Task to carry out
Please copy out exactly, and only, the lines between the line with "What matplotlib code" and the line with "ov.plot([406, 406], [8, H], color='#777777', lw=1.5)", both included. Pictures are to be omitted.

Entries provided

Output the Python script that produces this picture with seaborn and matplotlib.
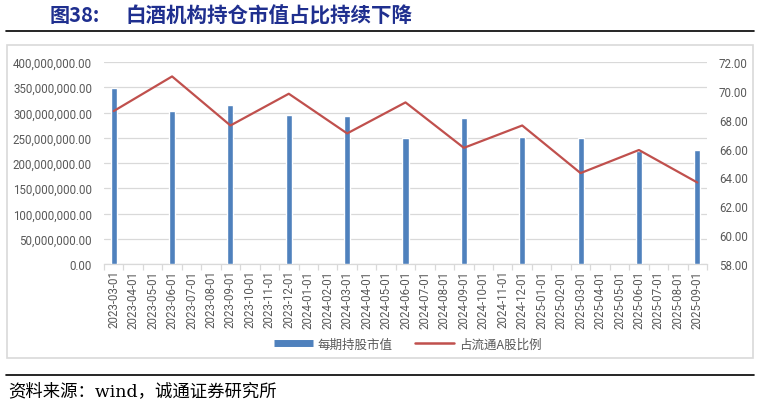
...
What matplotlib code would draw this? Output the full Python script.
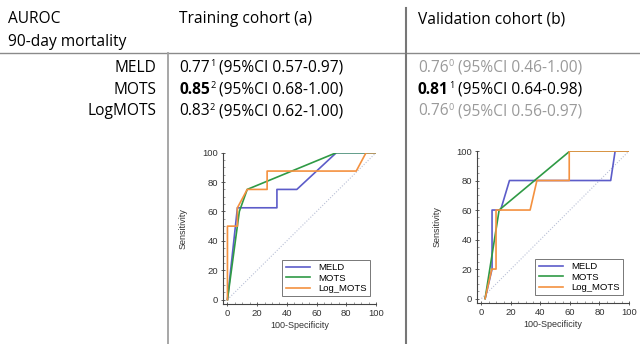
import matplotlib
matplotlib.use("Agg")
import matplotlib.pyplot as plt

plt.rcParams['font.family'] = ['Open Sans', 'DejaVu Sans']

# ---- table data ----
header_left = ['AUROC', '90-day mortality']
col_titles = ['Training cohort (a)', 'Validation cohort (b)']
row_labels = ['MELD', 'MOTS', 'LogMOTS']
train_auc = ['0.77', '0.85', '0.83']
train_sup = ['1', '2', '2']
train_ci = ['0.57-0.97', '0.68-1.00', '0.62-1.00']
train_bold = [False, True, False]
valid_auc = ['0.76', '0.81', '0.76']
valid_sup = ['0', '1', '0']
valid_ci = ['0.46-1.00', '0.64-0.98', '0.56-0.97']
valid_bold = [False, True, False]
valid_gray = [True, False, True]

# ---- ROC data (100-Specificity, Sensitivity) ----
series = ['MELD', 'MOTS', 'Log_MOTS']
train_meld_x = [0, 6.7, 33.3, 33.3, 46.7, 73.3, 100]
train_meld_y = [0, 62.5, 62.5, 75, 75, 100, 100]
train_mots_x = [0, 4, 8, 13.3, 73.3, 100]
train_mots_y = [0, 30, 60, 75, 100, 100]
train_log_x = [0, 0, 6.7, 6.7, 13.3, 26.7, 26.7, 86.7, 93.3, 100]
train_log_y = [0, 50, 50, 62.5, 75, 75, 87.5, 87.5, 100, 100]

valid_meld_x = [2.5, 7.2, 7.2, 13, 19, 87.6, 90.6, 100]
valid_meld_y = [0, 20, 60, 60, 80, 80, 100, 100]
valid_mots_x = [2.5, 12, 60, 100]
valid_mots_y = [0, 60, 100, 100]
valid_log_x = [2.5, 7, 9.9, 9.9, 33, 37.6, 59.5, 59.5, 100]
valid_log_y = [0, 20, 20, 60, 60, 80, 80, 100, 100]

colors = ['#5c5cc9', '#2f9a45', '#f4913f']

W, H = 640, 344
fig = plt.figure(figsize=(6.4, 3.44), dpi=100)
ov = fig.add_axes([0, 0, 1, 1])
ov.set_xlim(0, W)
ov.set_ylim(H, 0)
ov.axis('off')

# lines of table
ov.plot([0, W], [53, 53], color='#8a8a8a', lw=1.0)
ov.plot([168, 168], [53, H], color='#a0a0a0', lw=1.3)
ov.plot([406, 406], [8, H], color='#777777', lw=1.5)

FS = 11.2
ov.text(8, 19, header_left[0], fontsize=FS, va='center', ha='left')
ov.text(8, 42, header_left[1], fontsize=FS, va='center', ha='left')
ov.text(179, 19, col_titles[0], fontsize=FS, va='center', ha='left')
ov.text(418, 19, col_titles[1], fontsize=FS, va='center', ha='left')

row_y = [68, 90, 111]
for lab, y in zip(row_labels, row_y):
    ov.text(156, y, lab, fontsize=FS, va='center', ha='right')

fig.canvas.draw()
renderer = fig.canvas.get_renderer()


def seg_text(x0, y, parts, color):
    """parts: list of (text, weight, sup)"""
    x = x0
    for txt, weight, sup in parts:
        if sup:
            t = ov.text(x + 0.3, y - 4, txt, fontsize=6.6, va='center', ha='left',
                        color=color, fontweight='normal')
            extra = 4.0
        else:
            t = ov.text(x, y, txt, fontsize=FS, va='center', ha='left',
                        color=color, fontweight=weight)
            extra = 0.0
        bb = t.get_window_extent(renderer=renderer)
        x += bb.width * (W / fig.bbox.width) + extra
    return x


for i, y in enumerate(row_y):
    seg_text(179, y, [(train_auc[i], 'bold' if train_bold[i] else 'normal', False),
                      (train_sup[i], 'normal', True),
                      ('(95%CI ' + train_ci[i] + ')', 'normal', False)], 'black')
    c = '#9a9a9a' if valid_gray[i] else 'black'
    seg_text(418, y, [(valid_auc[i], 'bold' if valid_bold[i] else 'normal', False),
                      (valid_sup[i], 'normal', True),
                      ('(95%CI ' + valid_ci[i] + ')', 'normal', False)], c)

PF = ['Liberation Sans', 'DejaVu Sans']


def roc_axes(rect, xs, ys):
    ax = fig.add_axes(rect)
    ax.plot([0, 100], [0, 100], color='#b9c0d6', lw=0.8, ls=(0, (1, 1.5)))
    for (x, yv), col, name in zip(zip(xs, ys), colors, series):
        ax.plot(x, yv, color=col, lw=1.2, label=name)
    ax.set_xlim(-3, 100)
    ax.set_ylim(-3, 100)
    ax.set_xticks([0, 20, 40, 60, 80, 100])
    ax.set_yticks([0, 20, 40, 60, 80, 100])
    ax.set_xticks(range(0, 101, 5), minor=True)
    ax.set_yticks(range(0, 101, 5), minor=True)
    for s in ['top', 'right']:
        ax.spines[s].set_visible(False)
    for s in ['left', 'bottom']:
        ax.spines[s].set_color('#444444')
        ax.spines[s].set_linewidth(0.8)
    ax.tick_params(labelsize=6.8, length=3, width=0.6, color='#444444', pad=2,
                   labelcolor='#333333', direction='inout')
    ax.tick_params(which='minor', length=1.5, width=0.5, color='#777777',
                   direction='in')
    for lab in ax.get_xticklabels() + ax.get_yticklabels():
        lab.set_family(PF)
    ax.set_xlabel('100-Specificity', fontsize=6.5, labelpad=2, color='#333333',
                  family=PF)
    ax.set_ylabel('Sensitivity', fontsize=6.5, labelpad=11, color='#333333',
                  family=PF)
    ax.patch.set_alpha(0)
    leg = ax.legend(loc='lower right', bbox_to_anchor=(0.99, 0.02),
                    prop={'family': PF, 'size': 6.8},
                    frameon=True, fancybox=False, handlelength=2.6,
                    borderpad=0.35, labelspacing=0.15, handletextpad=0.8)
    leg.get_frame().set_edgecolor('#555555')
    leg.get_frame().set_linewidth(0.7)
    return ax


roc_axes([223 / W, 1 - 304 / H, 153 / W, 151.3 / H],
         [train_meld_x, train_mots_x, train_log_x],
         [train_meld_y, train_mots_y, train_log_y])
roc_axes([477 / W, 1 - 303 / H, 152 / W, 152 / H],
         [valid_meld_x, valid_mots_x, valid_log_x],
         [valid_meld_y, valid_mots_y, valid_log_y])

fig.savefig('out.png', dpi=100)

Output below
What matplotlib code would draw this? Output the full Python script.
import matplotlib
matplotlib.use("Agg")
import matplotlib.pyplot as plt

plt.rcParams['font.family'] = ['Open Sans', 'DejaVu Sans']

# ---- table data ----
header_left = ['AUROC', '90-day mortality']
col_titles = ['Training cohort (a)', 'Validation cohort (b)']
row_labels = ['MELD', 'MOTS', 'LogMOTS']
train_auc = ['0.77', '0.85', '0.83']
train_sup = ['1', '2', '2']
train_ci = ['0.57-0.97', '0.68-1.00', '0.62-1.00']
train_bold = [False, True, False]
valid_auc = ['0.76', '0.81', '0.76']
valid_sup = ['0', '1', '0']
valid_ci = ['0.46-1.00', '0.64-0.98', '0.56-0.97']
valid_bold = [False, True, False]
valid_gray = [True, False, True]

# ---- ROC data (100-Specificity, Sensitivity) ----
series = ['MELD', 'MOTS', 'Log_MOTS']
train_meld_x = [0, 6.7, 33.3, 33.3, 46.7, 73.3, 100]
train_meld_y = [0, 62.5, 62.5, 75, 75, 100, 100]
train_mots_x = [0, 4, 8, 13.3, 73.3, 100]
train_mots_y = [0, 30, 60, 75, 100, 100]
train_log_x = [0, 0, 6.7, 6.7, 13.3, 26.7, 26.7, 86.7, 93.3, 100]
train_log_y = [0, 50, 50, 62.5, 75, 75, 87.5, 87.5, 100, 100]

valid_meld_x = [2.5, 7.2, 7.2, 13, 19, 87.6, 90.6, 100]
valid_meld_y = [0, 20, 60, 60, 80, 80, 100, 100]
valid_mots_x = [2.5, 12, 60, 100]
valid_mots_y = [0, 60, 100, 100]
valid_log_x = [2.5, 7, 9.9, 9.9, 33, 37.6, 59.5, 59.5, 100]
valid_log_y = [0, 20, 20, 60, 60, 80, 80, 100, 100]

colors = ['#5c5cc9', '#2f9a45', '#f4913f']

W, H = 640, 344
fig = plt.figure(figsize=(6.4, 3.44), dpi=100)
ov = fig.add_axes([0, 0, 1, 1])
ov.set_xlim(0, W)
ov.set_ylim(H, 0)
ov.axis('off')

# lines of table
ov.plot([0, W], [53, 53], color='#8a8a8a', lw=1.0)
ov.plot([168, 168], [53, H], color='#a0a0a0', lw=1.3)
ov.plot([406, 406], [8, H], color='#777777', lw=1.5)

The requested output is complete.